Gröning s'installe dans la routine d'Auschwitz. Tout à son travail, il évite de regarder ce qu'il ne veut pas voir. Au fond, la vie est plutôt agréable dans le camp principal, qui abrite l'administration. Promu brigadier, puis sergent, il se fait des amis, fréquente le cinéma, le théâtre et le club de sport. Il donne toute satisfaction, comme en témoigne l'attestation qui lui est délivrée à son départ, en octobre 1944. Son caractère est jugé "sain", ses convictions "solides".
Condamné en 2011, l'ancien gardien ukrainien nazi de Sobibor, John Demjanjuk (en fauteuil), décède avant d'être jugé en appel
En Angleterre, le prisonnier mène une existence "très confortable"
Le sergent Gröning rejoint une unité SS qui combat les Alliés dans les Ardennes. Le 10 juin 1945, le jour de son 24e anniversaire, il est fait prisonnier par les Anglais près de la frontière danoise. D'abord interné dans un ancien camp de concentration, il est condamné aux travaux forcés et transféré en Angleterre l'année suivante. Il mène, de son propre aveu, une existence "très confortable". Il est bien nourri, gagne un peu d'argent et chante dans une chorale. Avec celle-ci, il part en tournée dans les Midlands et en Ecosse où les spectateurs accueillent les Allemands à bras ouverts, se disputant pour leur offrir gîte et couvert.
Libéré en 1948, il retrouve son épouse, Irmgard, et sa ville natale de Nienburg. Son appartenance à la SS lui interdisant une carrière bancaire, il se fait embaucher comme gestionnaire des salaires dans la verrerie locale. Employé zélé, il y fera toute sa carrière, grimpant les échelons jusqu'à celui de directeur du personnel. Citoyen modèle, il est aussi juge bénévole auprès du tribunal du travail.
L'été, la famille passe ses vacances à Usedom, une île de la mer Baltique que l'Allemagne et la Pologne se partagent depuis 1945. Les Gröning ne parlent pas du procès d'Adolf Eichmann, le logisticien de la Shoah, à Jérusalem en 1961. Ni des membres du personnel d'Auschwitz jugés à Francfort entre 1963 et 1981. Ils ne regardent pas Holocaust, la série diffusée en 1978 qui bouleverse l'Allemagne. Oskar Gröning a fini par comprendre que son passé ne cesserait de le hanter. Alors, il s'est mis à parler, raconter, expliquer. A s'interroger, aussi, sur sa part de culpabilité. Voit-il son futur procès comme une dernière possibilité d'exprimer ses regrets? Comme une chance de trouver, enfin, la paix? Ou bien comme une injustice faite à un homme qui a su sortir du silence avant qu'il ne soit trop tard? Ni lui ni son avocat n'ont accepté de répondre à L'Express.

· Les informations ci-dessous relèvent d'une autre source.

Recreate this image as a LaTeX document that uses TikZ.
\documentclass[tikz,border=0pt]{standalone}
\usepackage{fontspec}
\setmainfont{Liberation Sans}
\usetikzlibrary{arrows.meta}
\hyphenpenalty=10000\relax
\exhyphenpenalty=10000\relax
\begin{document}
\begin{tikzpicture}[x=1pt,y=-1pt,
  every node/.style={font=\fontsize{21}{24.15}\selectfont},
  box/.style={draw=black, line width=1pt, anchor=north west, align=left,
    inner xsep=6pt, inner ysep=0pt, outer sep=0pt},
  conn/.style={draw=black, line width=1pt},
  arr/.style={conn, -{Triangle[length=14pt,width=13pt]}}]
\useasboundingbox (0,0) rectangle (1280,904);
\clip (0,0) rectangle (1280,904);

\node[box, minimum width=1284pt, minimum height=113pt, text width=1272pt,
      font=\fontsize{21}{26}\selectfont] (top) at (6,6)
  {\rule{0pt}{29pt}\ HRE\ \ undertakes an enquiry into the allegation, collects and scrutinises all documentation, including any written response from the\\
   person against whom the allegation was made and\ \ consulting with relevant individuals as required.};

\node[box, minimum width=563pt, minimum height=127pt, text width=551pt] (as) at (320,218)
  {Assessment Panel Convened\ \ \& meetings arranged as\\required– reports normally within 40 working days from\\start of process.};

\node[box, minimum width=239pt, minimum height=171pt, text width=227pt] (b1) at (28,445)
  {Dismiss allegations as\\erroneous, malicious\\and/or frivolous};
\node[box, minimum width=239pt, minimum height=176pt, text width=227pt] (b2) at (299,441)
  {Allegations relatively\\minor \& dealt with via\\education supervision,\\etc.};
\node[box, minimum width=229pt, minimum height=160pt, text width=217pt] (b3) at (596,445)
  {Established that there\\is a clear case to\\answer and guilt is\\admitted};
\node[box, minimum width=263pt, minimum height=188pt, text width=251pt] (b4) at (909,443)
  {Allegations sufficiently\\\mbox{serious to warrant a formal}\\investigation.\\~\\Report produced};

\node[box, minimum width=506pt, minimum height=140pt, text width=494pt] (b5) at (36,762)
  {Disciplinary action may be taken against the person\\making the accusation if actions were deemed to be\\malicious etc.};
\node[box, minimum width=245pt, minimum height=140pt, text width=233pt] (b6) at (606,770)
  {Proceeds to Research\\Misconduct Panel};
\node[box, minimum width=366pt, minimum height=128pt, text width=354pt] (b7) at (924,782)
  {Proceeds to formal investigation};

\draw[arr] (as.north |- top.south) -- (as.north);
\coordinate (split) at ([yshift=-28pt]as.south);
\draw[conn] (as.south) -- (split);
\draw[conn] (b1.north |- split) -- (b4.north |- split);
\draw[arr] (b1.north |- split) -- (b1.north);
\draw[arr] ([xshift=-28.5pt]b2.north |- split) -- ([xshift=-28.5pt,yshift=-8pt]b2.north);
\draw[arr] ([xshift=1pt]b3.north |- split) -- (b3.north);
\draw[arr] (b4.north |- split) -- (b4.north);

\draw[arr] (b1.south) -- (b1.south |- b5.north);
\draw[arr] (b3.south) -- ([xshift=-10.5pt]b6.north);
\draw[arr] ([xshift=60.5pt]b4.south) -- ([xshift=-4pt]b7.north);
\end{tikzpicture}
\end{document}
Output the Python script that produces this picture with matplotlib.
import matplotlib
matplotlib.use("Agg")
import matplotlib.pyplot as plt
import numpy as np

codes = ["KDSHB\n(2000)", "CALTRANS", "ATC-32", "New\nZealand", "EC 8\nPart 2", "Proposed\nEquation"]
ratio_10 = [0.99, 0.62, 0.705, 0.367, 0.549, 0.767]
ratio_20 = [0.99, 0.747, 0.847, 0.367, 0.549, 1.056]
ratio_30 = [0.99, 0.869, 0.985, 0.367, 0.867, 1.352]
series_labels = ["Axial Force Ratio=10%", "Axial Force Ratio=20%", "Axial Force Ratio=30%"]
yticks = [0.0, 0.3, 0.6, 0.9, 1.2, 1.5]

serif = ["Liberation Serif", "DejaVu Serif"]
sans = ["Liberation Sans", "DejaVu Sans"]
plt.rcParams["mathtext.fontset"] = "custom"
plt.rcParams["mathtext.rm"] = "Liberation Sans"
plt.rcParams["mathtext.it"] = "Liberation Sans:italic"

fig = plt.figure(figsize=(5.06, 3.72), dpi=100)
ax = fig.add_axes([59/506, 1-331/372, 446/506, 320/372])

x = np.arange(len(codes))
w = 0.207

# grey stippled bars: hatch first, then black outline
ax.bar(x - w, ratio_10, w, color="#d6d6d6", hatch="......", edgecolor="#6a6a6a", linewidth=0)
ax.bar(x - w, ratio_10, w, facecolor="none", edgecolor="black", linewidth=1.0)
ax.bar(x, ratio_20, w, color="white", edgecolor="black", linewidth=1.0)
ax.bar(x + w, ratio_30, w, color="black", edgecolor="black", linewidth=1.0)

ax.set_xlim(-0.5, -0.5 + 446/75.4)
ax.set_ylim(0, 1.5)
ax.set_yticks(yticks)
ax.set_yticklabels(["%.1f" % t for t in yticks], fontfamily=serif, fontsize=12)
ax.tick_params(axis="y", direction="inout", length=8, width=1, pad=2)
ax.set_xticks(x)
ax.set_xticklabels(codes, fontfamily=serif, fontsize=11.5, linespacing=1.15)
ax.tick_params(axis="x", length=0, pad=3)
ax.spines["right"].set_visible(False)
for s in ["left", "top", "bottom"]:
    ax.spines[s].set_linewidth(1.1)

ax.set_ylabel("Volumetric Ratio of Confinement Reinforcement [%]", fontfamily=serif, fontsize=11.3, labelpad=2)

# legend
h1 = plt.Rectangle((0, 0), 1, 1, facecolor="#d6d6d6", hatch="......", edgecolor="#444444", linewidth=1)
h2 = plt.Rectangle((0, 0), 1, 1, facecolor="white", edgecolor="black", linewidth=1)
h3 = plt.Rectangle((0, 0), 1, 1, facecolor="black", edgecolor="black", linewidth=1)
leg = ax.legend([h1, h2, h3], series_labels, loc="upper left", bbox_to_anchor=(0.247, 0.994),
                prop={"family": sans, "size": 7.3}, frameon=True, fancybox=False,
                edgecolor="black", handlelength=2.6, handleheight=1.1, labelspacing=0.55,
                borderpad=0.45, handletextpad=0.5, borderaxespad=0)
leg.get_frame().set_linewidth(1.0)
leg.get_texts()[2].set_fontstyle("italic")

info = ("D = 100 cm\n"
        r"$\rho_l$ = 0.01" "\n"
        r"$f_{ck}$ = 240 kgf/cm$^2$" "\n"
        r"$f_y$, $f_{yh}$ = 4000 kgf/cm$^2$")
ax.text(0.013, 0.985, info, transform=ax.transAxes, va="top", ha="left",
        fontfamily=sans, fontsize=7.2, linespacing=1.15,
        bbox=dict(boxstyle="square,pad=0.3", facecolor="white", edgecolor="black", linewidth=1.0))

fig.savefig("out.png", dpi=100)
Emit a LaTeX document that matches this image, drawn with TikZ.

Un principe simple a longtemps été appliqué par la justice allemande : les tribunaux ne jugeaient que les criminels nazis dont la participation directe à un meurtre pouvait être prouvée. En 2011, la cour d'assises de Munich bouleverse cette jurisprudence.
Elle condamne John Demjanjuk, ancien gardien au camp d'extermination de Sobibor, à cinq ans de prison pour complicité dans l'assassinat de 27900 juifs. Même les plus petits rouages étaient indispensables au bon fonctionnementde la machine à tuer, estiment les magistrats. Les comptables comme les sentinelles, les cuisiniers comme les opérateurs des chambres à gaz. Cela tombe bien. Près de soixante-dix ans après la fin de la guerre, les grands criminels, ceux que l'Allemagne n'a pas pu, pas voulu, condamner -ou si légèrement- ne sont plus de ce monde. Restent ceux que leur jeune âge cantonnait aux fonctions subalternes.
"Les juger remplit une fonction de catharsis pour la société d'outre-Rhin, estime le chasseur de nazis Serge Klarsfeld. Personnellement, je suis opposé à ces procès intentés aux petits comparses, d'autant qu'ils ont plus de 90 ans aujourd'hui..." Saisie par Demjanjuk, la Cour constitutionnelle fédérale n'a pas eu le temps de se prononcer sur ce chamboulement juridique car l'intéressé est mort avant qu'elle ne rende sa décision. Une condamnation d'Oskar Gröning pourrait lui offrir une nouvelle occasion de trancher...
(1) Ouvrage du négationniste et ancien SS Thies Christophersen.
(2) Auschwitz. Les nazis et la "solution finale", documentaire diffusé en 2005. L'auteur, Laurence Rees, en a tiré un livre passionnant qui porte le même titre (Le Livre de poche).